On Sunday October 7, the Spanish far right party Vox achieved what they had been looking for for a long time: their baptism as a relevant political actor in the Spanish public sphere. They did it by filling the Vistalegre palace in Madrid with 10,000 supporters and leaving a thousand people out for lack of space. In the past few years, Vistalegre has symbolically become the venue used by Podemos for their annual congresses. The choice of the venue for this event is not coincidental: Vox is explicitly looking for parallels with the first Podemos. They want to turn the political indignation of a certain sector of the Spanish right into political capital. And to achieve this they hope to use the springboard of the European elections. In this sense, it’s fundamental to note that there are people within the Vox party who are studying the political campaign and strategy of Podemos in 2014, when the party entered candidates for the 2014 European Parliament election, polling with 7.98% of the national vote.[...]
In the arena, well beyond the burladero, there is a first row where writers, historians, journalists and even bullfighters, all identifying within the far right spectrum in Spain, gather together looking at the audience. However, the absences are more surprising: Vox had invited international personalities from other European political parties, both from the ENL parliamentary group (which brings together in Brussels the National Front, the Northern League, the Austrian FPÖ or the Freedom Party of Geert Wilders) and from the parliamentary group of the European Conservatives and Reformists, where Polish, Czech and British conservatives meet. But none of them attended. Not even Steve Bannon, whose presence was speculated a few weeks before.[...]
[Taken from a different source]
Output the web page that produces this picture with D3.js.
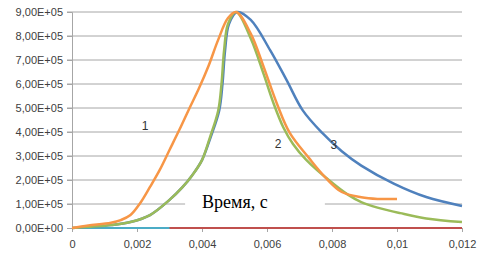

Vox’s strategy for the next year’s electoral cycle rests on three pillars: appeal to a vote of conviction, use politically incorrect language and indicate very clearly who the enemies are. Namely: the Catalan independence movement, feminism and immigration.With these wicks, the party led by Santiago Abascal will try to be involved in all the decisive issue on Spanish agenda and, in the end, win everything. Some polls indicate that Vox will foreseeable reach parliamentary representation in the European Parliament and that it could be decisive when it comes to deciding the balances between left and right in some regions such as Madrid or Murcia.